Javid chosen as new UK home minister
BRITISH Prime Minister Theresa May yesterday appointed the first ethnic-minority politician to the key post of home secretary, as the government struggled to contain a scandal over the mistreatment of long-term residents from the Caribbean.
Sajid Javid replaces Amber Rudd, who resigned late Sunday, saying she had “inadvertently” misled lawmakers about whether the government had deportation targets.
The Windrush immigration scandal has dominated headlines in Britain for days and sparked intense criticism of the Conservative government’s tough policies.
The furor began when the Guardian newspaper reported that some people who came to the UK from the Caribbean in the decades after World War II had recently been refused medical care in Britain or threatened with deportation because they could not produce paperwork proving their right to reside in the country.

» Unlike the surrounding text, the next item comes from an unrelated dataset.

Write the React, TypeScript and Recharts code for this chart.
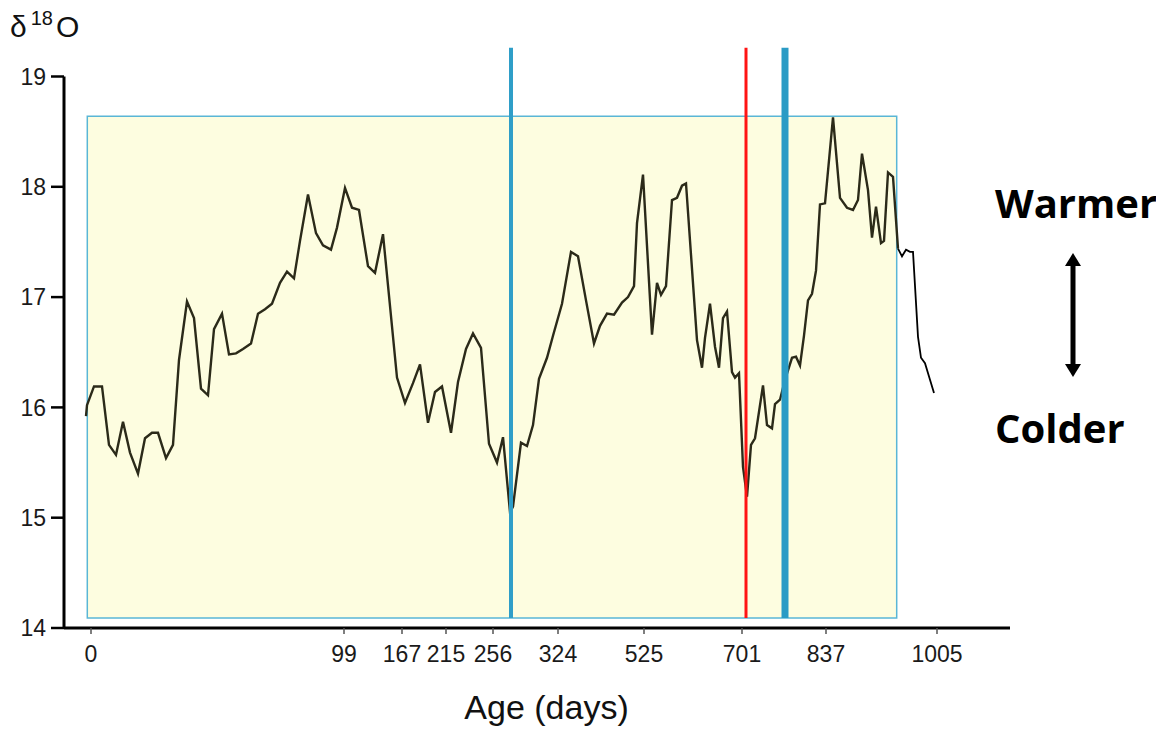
import React from "react";
import { LineChart, Line, XAxis, YAxis, ReferenceArea, ReferenceLine } from "recharts";

// position along the sampled profile (0 = first dated sample) and measured δ18O
const distance = [
  -0.5, -0.4, 0.3, 1.1, 1.8, 2.5, 3.2, 3.9, 4.7, 5.4, 6.1, 6.7, 7.5, 8.2, 8.8, 9.6, 10.3, 11.0, 11.7, 12.3,
  13.1, 13.8, 14.5, 15.2, 16.0, 16.7, 17.4, 18.1, 18.9, 19.6, 20.3, 20.9, 21.7, 22.5, 23.2, 24.0, 24.6, 25.4, 26.1, 26.8,
  27.7, 28.4, 29.2, 30.6, 31.4, 32.2, 32.9, 33.7, 34.4, 35.1, 36.0, 36.7, 37.5, 38.2, 39.0, 39.8, 40.6, 41.2, 41.9, 42.2,
  43.0, 43.6, 44.2, 44.8, 45.6, 46.2, 47.1, 48.0, 48.7, 49.5, 50.3, 50.9, 51.6, 52.3, 53.1, 53.7, 54.3, 54.6, 55.2, 56.1,
  56.6, 57.0, 57.5, 58.1, 58.6, 59.1, 59.5, 60.6, 61.1, 61.4, 61.9, 62.4, 62.8, 63.2, 63.6, 64.1, 64.4, 64.8, 65.2, 65.6,
  66.0, 66.4, 67.2, 67.6, 68.1, 68.4, 68.9, 69.4, 70.1, 70.5, 70.9, 71.3, 71.7, 72.1, 72.5, 72.9, 73.4, 74.2, 74.9, 75.6,
  76.2, 76.7, 77.1, 77.7, 78.1, 78.5, 79.0, 79.3, 79.7, 80.2, 80.7, 81.1, 81.5, 81.9, 82.2, 82.7, 83.0, 83.4, 83.9, 84.3,
];
const d18O = [
  15.92, 16.02, 16.19, 16.19, 15.66, 15.57, 15.87, 15.59, 15.4, 15.72, 15.77, 15.77, 15.54, 15.66, 16.43, 16.96, 16.81, 16.17, 16.11, 16.71,
  16.85, 16.48, 16.49, 16.53, 16.58, 16.85, 16.89, 16.94, 17.13, 17.23, 17.17, 17.51, 17.93, 17.58, 17.47, 17.43, 17.63, 17.99, 17.81, 17.79,
  17.28, 17.22, 17.57, 16.27, 16.04, 16.22, 16.39, 15.86, 16.14, 16.19, 15.77, 16.23, 16.53, 16.67, 16.54, 15.67, 15.5, 15.73, 15.05, 15.1,
  15.68, 15.65, 15.84, 16.26, 16.45, 16.65, 16.94, 17.41, 17.37, 16.97, 16.58, 16.74, 16.85, 16.84, 16.95, 17.0, 17.1, 17.67, 18.11, 16.66,
  17.13, 17.02, 17.1, 17.88, 17.9, 18.01, 18.03, 16.61, 16.36, 16.63, 16.94, 16.55, 16.36, 16.81, 16.87, 16.32, 16.27, 16.31, 15.46, 15.19,
  15.66, 15.72, 16.2, 15.84, 15.81, 16.03, 16.07, 16.25, 16.45, 16.46, 16.38, 16.65, 16.97, 17.03, 17.24, 17.84, 17.85, 18.63, 17.9, 17.81,
  17.79, 17.88, 18.3, 17.97, 17.54, 17.82, 17.49, 17.51, 18.13, 18.09, 17.44, 17.37, 17.43, 17.41, 17.41, 16.64, 16.45, 16.4, 16.25, 16.13,
];
// last sample inside the highlighted window
const windowEndIndex = 130;

const ageTickPos = [0, 25.3, 31.1, 35.5, 40.2, 46.7, 55.3, 65.1, 73.5, 84.6];
const ageTickLabels = ["0", "99", "167", "215", "256", "324", "525", "701", "837", "1005"];
const yTicks = [14, 15, 16, 17, 18, 19];

const windowX = [-0.37, 80.57];
const windowY = [14.09, 18.64];
const markerPos = [42.0, 65.5, 69.4];
const markerTop = 19.26;

const rows = distance.map((d, i) => ({
  dist: d,
  inWindow: i <= windowEndIndex ? d18O[i] : null,
  tail: i >= windowEndIndex ? d18O[i] : null,
}));

const font = "'Liberation Sans', Arial, sans-serif";

export default function App() {
  const fmt = (v: number) => ageTickLabels[ageTickPos.indexOf(v)] ?? "";

  return (
    <div style={{ position: "relative", width: 1148, height: 720 }}>
      <LineChart
        width={1148}
        height={720}
        data={rows}
        margin={{ top: 68.5, right: 146, bottom: 0, left: 16 }}
      >
        <XAxis
          type="number"
          dataKey="dist"
          domain={[-2.7, 91.9]}
          ticks={ageTickPos}
          tickFormatter={fmt}
          interval={0}
          allowDataOverflow
          height={100}
          axisLine={{ stroke: "#000", strokeWidth: 3 }}
          tickLine={{ stroke: "#555", strokeWidth: 1.5 }}
          tickSize={6}
          tickMargin={12}
          tick={{ fill: "#1a1a1a", fontSize: 23, fontFamily: font }}
        />
        <YAxis
          type="number"
          domain={[14, 19]}
          ticks={yTicks}
          interval={0}
          allowDataOverflow
          width={40}
          axisLine={{ stroke: "#000", strokeWidth: 3 }}
          tickLine={{ stroke: "#000", strokeWidth: 2.5 }}
          tickSize={13}
          tickMargin={5}
          tick={{ fill: "#1a1a1a", fontSize: 23, fontFamily: font }}
        />
        <ReferenceArea
          x1={windowX[0]}
          x2={windowX[1]}
          y1={windowY[0]}
          y2={windowY[1]}
          fill="#fdfde0"
          fillOpacity={1}
          stroke="#5ab6d6"
          strokeWidth={1.5}
          ifOverflow="visible"
        />
        <Line
          dataKey="inWindow"
          type="linear"
          stroke="#2b2a19"
          strokeWidth={2.4}
          dot={false}
          activeDot={false}
          isAnimationActive={false}
        />
        <Line
          dataKey="tail"
          type="linear"
          stroke="#000"
          strokeWidth={1.8}
          dot={false}
          activeDot={false}
          isAnimationActive={false}
        />
        <ReferenceLine
          segment={[{ x: markerPos[0], y: windowY[0] }, { x: markerPos[0], y: markerTop }]}
          stroke="#2f9ec8"
          strokeWidth={4}
          ifOverflow="visible"
        />
        <ReferenceLine
          segment={[{ x: markerPos[1], y: windowY[0] }, { x: markerPos[1], y: markerTop }]}
          stroke="#ff1414"
          strokeWidth={3}
          ifOverflow="visible"
        />
        <ReferenceLine
          segment={[{ x: markerPos[2], y: windowY[0] }, { x: markerPos[2], y: markerTop }]}
          stroke="#2a9bc5"
          strokeWidth={7}
          ifOverflow="visible"
        />
      </LineChart>

      <svg
        width={1148}
        height={720}
        style={{ position: "absolute", left: 0, top: 0, pointerEvents: "none" }}
      >
        <text x={2} y={29} fontFamily={font} fontSize={30} fill="#111">
          δ
          <tspan dx={4} dy={-12} fontSize={20}>18</tspan>
          <tspan dx={3} dy={12}>O</tspan>
        </text>
        <text x={538.5} y={711} textAnchor="middle" fontFamily={font} fontSize={34} fill="#111">
          Age (days)
        </text>
        <text x={987} y={210} fontFamily="'Open Sans', 'Noto Sans', sans-serif" fontWeight={700} fontSize={40} fill="#000">
          Warmer
        </text>
        <text x={987} y={435} fontFamily="'Open Sans', 'Noto Sans', sans-serif" fontWeight={700} fontSize={40} fill="#000">
          Colder
        </text>
        <g fill="#000">
          <polygon points="1065,245 1057,258 1073,258" />
          <rect x={1062.5} y={256} width={5} height={102} />
          <polygon points="1065,369 1057,356 1073,356" />
        </g>
      </svg>
    </div>
  );
}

Immigration is a divisive issue in Britain, with cutting the inflow of migrants a major factor for many voters who in 2016 backed leaving the European Union. The government has an oft-stated but longunmet goal of reducing net immigration below 100,000 people a year, less than half the current level. Opponents say the government should drop that target.
May is facing calls to take responsibility for the tough immigration policies when she was home secretary in 2012.
Those affected belong to the “Windrush generation,” named for the ship Empire Windrush, which in 1948 brought Caribbean immigrants to Britain, which was seeking nurses, railway workers and others to help it rebuild after the devastation of World War II.
They and subsequent Caribbean migrants came from British colonies or ex-colonies and had an automatic right to settle in the UK. But some have been ensnared by tough new laws to make UK a “hostile environment” for illegal immigrants.